Partamos de la base: la hipérbole es un recurso habitual, casi de la
familia, diría mi abuelita. Uno frena, gira hacia el hombro izquierdo, mira
hacia atrás… y lo que ve es hipérbole, certera hipérbole, mezclada con un
montón de cosas más.
Nada se puede hacer al respecto, no hay nada que hacer con el
condicionamiento, nada podría hacerse… ¿quién? ¿no es acaso el condicionamiento
tratando de redimirse?
Y enseguida aparece la putez del lenguaje: redimirse, progresar, la excelencia,
genialidad, voluntad, éxtasis sexual, estasis mental, condena, logro, el bien y
el mal, llegar a la meta, el amor y el odio, el proyecto y la impotencia.

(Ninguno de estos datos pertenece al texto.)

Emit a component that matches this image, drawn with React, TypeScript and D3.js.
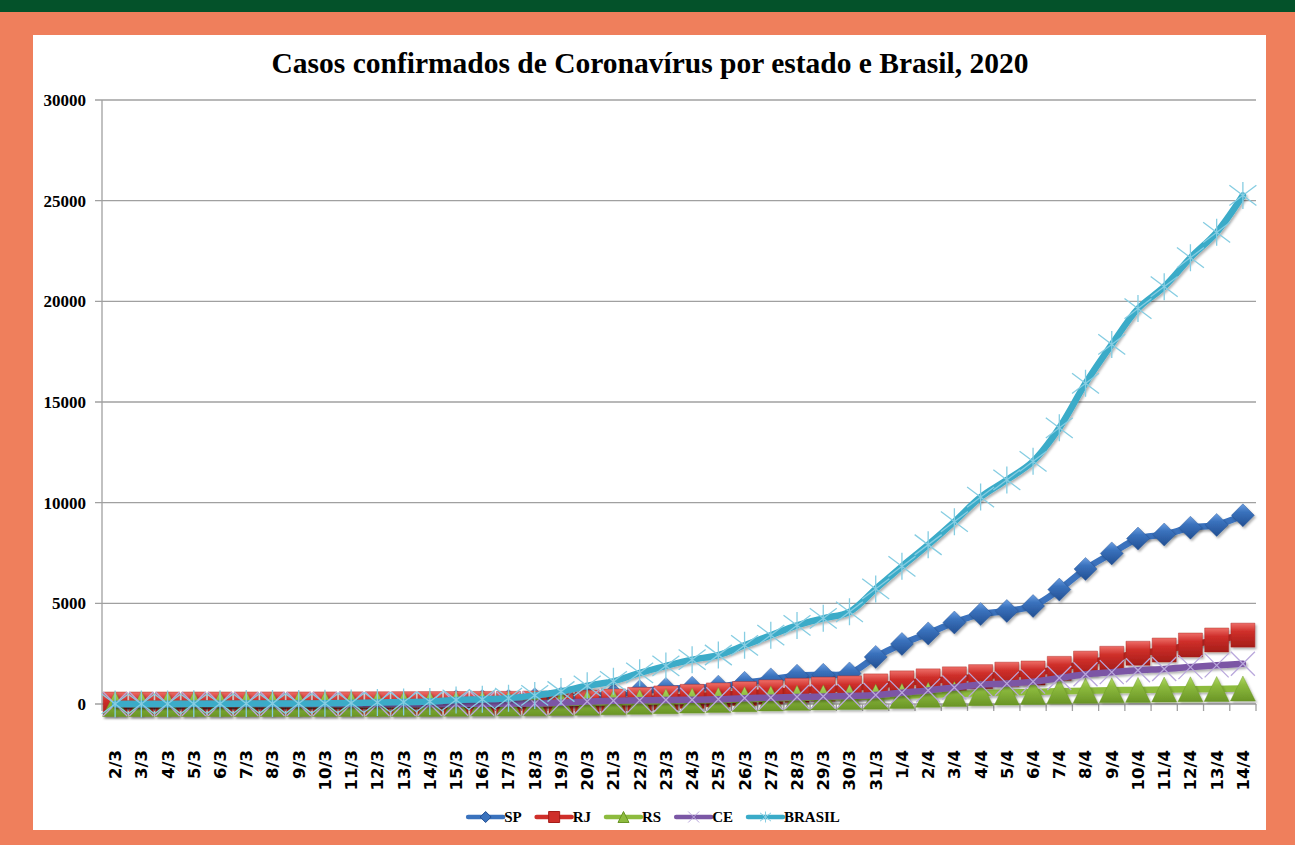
import React, { useEffect, useRef } from 'react';
import * as d3 from 'd3';

// dias (categorias do eixo x)
const dates = [
  '2/3', '3/3', '4/3', '5/3', '6/3', '7/3', '8/3', '9/3', '10/3', '11/3',
  '12/3', '13/3', '14/3', '15/3', '16/3', '17/3', '18/3', '19/3', '20/3', '21/3',
  '22/3', '23/3', '24/3', '25/3', '26/3', '27/3', '28/3', '29/3', '30/3', '31/3',
  '1/4', '2/4', '3/4', '4/4', '5/4', '6/4', '7/4', '8/4', '9/4', '10/4',
  '11/4', '12/4', '13/4', '14/4',
];

const sp = [
  2, 2, 3, 6, 10, 13, 16, 16, 19, 30,
  42, 56, 65, 136, 152, 164, 240, 286, 396, 459,
  631, 745, 810, 862, 1052, 1223, 1406, 1451, 1517, 2339,
  2981, 3506, 4048, 4466, 4620, 4866, 5682, 6708, 7480, 8216,
  8419, 8755, 8895, 9371,
];
const rj = [
  0, 0, 0, 1, 1, 1, 2, 2, 3, 8,
  13, 16, 22, 24, 31, 33, 45, 65, 100, 150,
  230, 300, 380, 450, 520, 600, 680, 740, 800, 900,
  1050, 1150, 1250, 1360, 1480, 1540, 1770, 2030, 2270, 2520,
  2680, 2930, 3180, 3420,
];
const rs = [
  0, 0, 0, 0, 0, 0, 0, 0, 1, 2,
  4, 4, 6, 11, 19, 28, 37, 53, 64, 87,
  108, 141, 168, 201, 241, 278, 305, 327, 346, 363,
  401, 457, 500, 540, 570, 600, 630, 660, 680, 700,
  715, 730, 745, 770,
];
const ce = [
  0, 0, 0, 0, 0, 0, 0, 0, 0, 0,
  0, 0, 0, 9, 10, 20, 24, 68, 125, 164,
  182, 200, 211, 235, 290, 314, 348, 372, 401, 445,
  563, 676, 823, 964, 1013, 1111, 1291, 1478, 1582, 1676,
  1740, 1832, 1920, 2000,
];
const brasil = [
  2, 2, 3, 8, 13, 19, 25, 25, 34, 52,
  77, 98, 121, 200, 234, 291, 428, 621, 904, 1128,
  1546, 1891, 2201, 2433, 2915, 3417, 3904, 4256, 4579, 5717,
  6836, 7910, 9056, 10278, 11130, 12056, 13717, 15927, 17857, 19638,
  20727, 22169, 23430, 25262,
];

const yTicks = [0, 5000, 10000, 15000, 20000, 25000, 30000];
const title = 'Casos confirmados de Coronavírus por estado e Brasil, 2020';

type Marker = 'diamond' | 'square' | 'triangle' | 'x' | 'star';

const series: { name: string; values: number[]; color: string; marker: Marker; light: string; dark: string }[] = [
  { name: 'SP', values: sp, color: '#3a72bd', marker: 'diamond', light: '#6c9fe2', dark: '#224f92' },
  { name: 'RJ', values: rj, color: '#cf2f2a', marker: 'square', light: '#ee6e68', dark: '#a51d19' },
  { name: 'RS', values: rs, color: '#8dbb3e', marker: 'triangle', light: '#b2da66', dark: '#6a9526' },
  { name: 'CE', values: ce, color: '#7b57a5', marker: 'x', light: '#b9a7dc', dark: '#b9a7dc' },
  { name: 'BRASIL', values: brasil, color: '#3aabc8', marker: 'star', light: '#86cde2', dark: '#86cde2' },
];

// caminho do marcador centrado em (0,0)
function markerPath(m: Marker, s: number): string {
  const h = s / 2;
  switch (m) {
    case 'diamond':
      return `M0,${-h}L${h},0L0,${h}L${-h},0Z`;
    case 'square':
      return `M${-h},${-h}H${h}V${h}H${-h}Z`;
    case 'triangle':
      return `M0,${-h}L${h},${h}H${-h}Z`;
    case 'x':
      return `M${-h},${-h}L${h},${h}M${h},${-h}L${-h},${h}`;
    default:
      return `M${-h},${-h * 0.75}L${h},${h * 0.75}M${h},${-h * 0.75}L${-h},${h * 0.75}M0,${-h}V${h}`;
  }
}
const markerSize: Record<Marker, number> = { diamond: 23, square: 24, triangle: 25, x: 24, star: 27 };

const App: React.FC = () => {
  const svgRef = useRef<SVGSVGElement>(null);

  useEffect(() => {
    if (!svgRef.current) return;
    const svg = d3.select(svgRef.current);
    svg.selectAll('*').remove();

    const W = 1295, H = 845;
    const plot = { left: 102, right: 1256, top: 100, bottom: 704 };

    const x = d3.scaleBand<string>().domain(dates).range([plot.left, plot.right]).padding(0);
    const cx = (d: string) => (x(d) as number) + x.bandwidth() / 2;
    const y = d3.scaleLinear().domain([0, 30000]).range([plot.bottom, plot.top]);

    const defs = svg.append('defs');
    const f = defs.append('filter').attr('id', 'shadow').attr('x', '-30%').attr('y', '-30%').attr('width', '160%').attr('height', '160%');
    f.append('feDropShadow').attr('dx', 1.5).attr('dy', 2).attr('stdDeviation', 1.3).attr('flood-color', '#000').attr('flood-opacity', 0.3);
    series.forEach((s, i) => {
      const g = defs.append('linearGradient').attr('id', `grad${i}`).attr('x1', 0).attr('y1', 0).attr('x2', 0).attr('y2', 1);
      g.append('stop').attr('offset', '0%').attr('stop-color', s.light);
      g.append('stop').attr('offset', '35%').attr('stop-color', s.color);
      g.append('stop').attr('offset', '100%').attr('stop-color', s.dark);
    });

    // fundo
    svg.append('rect').attr('width', W).attr('height', H).attr('fill', '#ef7f5c');
    svg.append('rect').attr('width', W).attr('height', 12).attr('fill', '#04522a');
    svg.append('rect').attr('x', 33).attr('y', 35).attr('width', 1233).attr('height', 795).attr('fill', '#fff');

    // título
    svg.append('text')
      .attr('x', 650).attr('y', 73)
      .attr('text-anchor', 'middle')
      .style('font', 'bold 29.5px "Liberation Serif", serif')
      .attr('fill', '#000')
      .text(title);

    // grade e eixo y
    svg.append('g').selectAll('line').data(yTicks).join('line')
      .attr('x1', plot.left - 7).attr('x2', plot.right)
      .attr('y1', d => y(d)).attr('y2', d => y(d))
      .attr('stroke', '#a0a0a0').attr('stroke-width', 1.3);
    svg.append('line')
      .attr('x1', plot.left).attr('x2', plot.left).attr('y1', plot.top).attr('y2', plot.bottom)
      .attr('stroke', '#a0a0a0').attr('stroke-width', 1.3);
    svg.append('g').selectAll('text').data(yTicks).join('text')
      .attr('x', 86).attr('y', d => y(d)).attr('dy', '0.35em')
      .attr('text-anchor', 'end')
      .style('font', 'bold 17px "Liberation Serif", serif')
      .text(d => String(d));

    // marcas do eixo x
    const bounds = dates.map(d => x(d) as number).concat([plot.right]);
    svg.append('g').selectAll('line').data(bounds).join('line')
      .attr('x1', d => d).attr('x2', d => d).attr('y1', plot.bottom).attr('y2', plot.bottom + 7)
      .attr('stroke', '#a0a0a0').attr('stroke-width', 1.3);
    svg.append('g').selectAll('text').data(dates).join('text')
      .attr('transform', d => `translate(${cx(d)},750) rotate(-90)`)
      .attr('dy', '0.36em')
      .attr('text-anchor', 'end')
      .style('font', 'bold 16.5px "DejaVu Sans", sans-serif')
      .text(d => d);

    // séries
    const line = d3.line<number>()
      .x((_, i) => cx(dates[i]))
      .y(v => y(v))
      .curve(d3.curveCatmullRom.alpha(0.5));

    series.forEach((s, si) => {
      const g = svg.append('g');
      g.append('path')
        .attr('d', line(s.values))
        .attr('fill', 'none')
        .attr('stroke', s.color)
        .attr('stroke-width', 6.5)
        .attr('stroke-linejoin', 'round')
        .attr('stroke-linecap', 'round')
        .attr('filter', 'url(#shadow)');
      const filled = s.marker === 'diamond' || s.marker === 'square' || s.marker === 'triangle';
      g.append('g').attr('filter', filled ? 'url(#shadow)' : null)
        .selectAll('path').data(s.values).join('path')
        .attr('transform', (v, i) => `translate(${cx(dates[i])},${y(v)})`)
        .attr('d', markerPath(s.marker, markerSize[s.marker]))
        .attr('fill', filled ? `url(#grad${si})` : 'none')
        .attr('stroke', filled ? s.dark : s.light)
        .attr('stroke-opacity', filled ? 0.5 : 1)
        .attr('stroke-width', filled ? 0.8 : 1.3);
    });

    // legenda
    const legend = svg.append('g').attr('transform', 'translate(0,817)');
    let lx = 0;
    const items = series.map(s => {
      const it = legend.append('g');
      it.append('line').attr('x1', 0).attr('x2', 35).attr('stroke', s.color).attr('stroke-width', 4.5).attr('stroke-linecap', 'round');
      const filled = s.marker === 'diamond' || s.marker === 'square' || s.marker === 'triangle';
      it.append('path')
        .attr('transform', 'translate(17.5,0)')
        .attr('d', markerPath(s.marker, 11))
        .attr('fill', filled ? s.color : 'none')
        .attr('stroke', filled ? s.dark : s.light)
        .attr('stroke-width', 1);
      const t = it.append('text').attr('x', 36).attr('dy', '0.35em')
        .style('font', 'bold 15px "Liberation Serif", serif')
        .text(s.name);
      const w = 36 + (t.node() as SVGTextElement).getComputedTextLength();
      const pos = lx;
      lx += w + 15;
      return { it, pos };
    });
    const total = lx - 15;
    const start = 654 - total / 2;
    items.forEach(({ it, pos }) => it.attr('transform', `translate(${start + pos},0)`));
  }, []);

  return (
    <div style={{ position: 'absolute', left: 0, top: 0, width: 1295, height: 845 }}>
      <svg ref={svgRef} width={1295} height={845} style={{ display: 'block' }} />
    </div>
  );
};

export default App;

Me pregunto ¿a quién le importa?... ¿quién espera que toques la
guitarra, imprimas esa foto, compres esa tanga, travistas la impotencia, eyacules
la amargura? ¿hay alguien ahí?
Sin embargo actuamos frente a la acuosa mirada ajena, que a su vez
actúa frente a la acuosa mirada ajena, y así hasta el infinito, como los
irrepetibles decimales de Pi.
Entonces aparece la hierba, esa hierba maldita, bendición de los
idólatras, de los promiscuos, salvajes perseguidores de la emoción de fondo, del
brillo solar en el ocaso, del mar loopeado hasta que pase la estrella de color, del
amarillo al rojo, y nos alcance el ex-tallido…
La vida es el fumódromo, Buenos Aires, Caseros, el nido, el cielo, el
recuerdo de las vacaciones, la pipa vacía, la ausencia de reglamento.
No lo hay. Dentro de mi alma no hay reglamentos, ni deberes ni
derechos, ni dogmas ni mandamientos.